Strengthen internal linking to priority pages
Internal linking helps search engines understand which pages matter most. Important pages that are buried deep in the site or receive very few internal links often get less crawl attention than they deserve.
Focus on:
- Reducing unnecessary click depth to key pages
- Linking consistently from relevant high-authority pages
- Preventing orphan pages with no discoverable crawl path
- Making site architecture easier to traverse
A stronger internal linking strategy improves both discovery and recrawl priority.
Improve response times and technical stability
Search engines crawl more confidently when your site responds quickly and reliably. If pages are slow or your server frequently struggles, crawl activity may become more conservative.
Performance issues worth prioritizing include:
- Slow server response times
- Frequent 5xx errors or timeouts
- Heavy page templates that slow down fetching and rendering
- Infrastructure bottlenecks during high-demand periods
This does not mean crawl budget optimization is just a speed project. But technical performance is a real part of crawl capacity.
How to audit crawl budget issues
Start with the pages and URL patterns that matter most to the business, then work outward.
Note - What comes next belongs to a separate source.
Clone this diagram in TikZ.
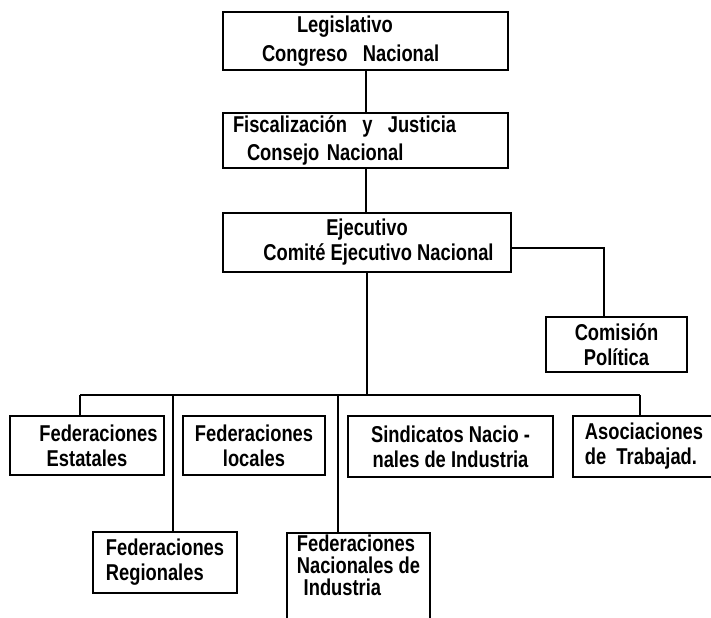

A practical crawl budget review usually includes:
- Crawl stats to spot volume shifts, response issues, and unusual request patterns
- Indexation reports to see where discovery and indexing are breaking down
- XML sitemap validation to confirm only the right URLs are submitted
- Internal linking analysis to identify weakly connected or orphaned pages
- Template and parameter review to find sources of duplicate URL generation
- Technical checks for robots.txt rules, crawl depth, and crawl traps
- Log file analysis when deeper crawl behavior validation is needed
InSpace’s Tech Scan quickly surfaces crawl-waste issues like parameter bloat, duplicates, and orphan pages.
At InSpace, crawlability work sits within technical optimization and holistic SEO analysis, where issues like crawl traps, crawl depth, robots.txt, sitemaps, and indexing obstacles can be reviewed as part of a broader technical SEO process.
What good crawl budget optimization looks like
A well-optimized site does not just get crawled more. It gets crawled more intelligently. Important pages are easier to discover, duplicate paths are reduced, low-value URL patterns are controlled, and technical obstacles no longer consume unnecessary crawl activity.
That leads to a cleaner relationship between your site structure and the way search engines allocate attention across it. On larger websites, that can support faster discovery, more reliable recrawling, and better use of your existing SEO assets.
FAQ
How do you optimize crawl budget?
You optimize crawl budget by reducing low-value crawlable URLs and making important pages easier to discover and fetch. The most common improvements include cleaning up XML sitemaps, controlling parameter URLs and faceted navigation, consolidating duplicate pages, fixing broken links and redirect chains, improving internal linking, and strengthening server performance.
What is crawl optimization?
Crawl optimization is the broader practice of improving how search engines access, navigate, and process your website. Crawl budget optimization is one part of that. It focuses specifically on making sure limited crawl resources are spent on the URLs that matter most.
How does crawl budget work?
Crawl budget works as a balance between crawl demand and crawl capacity. Crawl demand reflects how much interest search engines have in your URLs, while crawl capacity reflects how much they can crawl without overloading your site. SEO and technical issues affect both sides of that balance.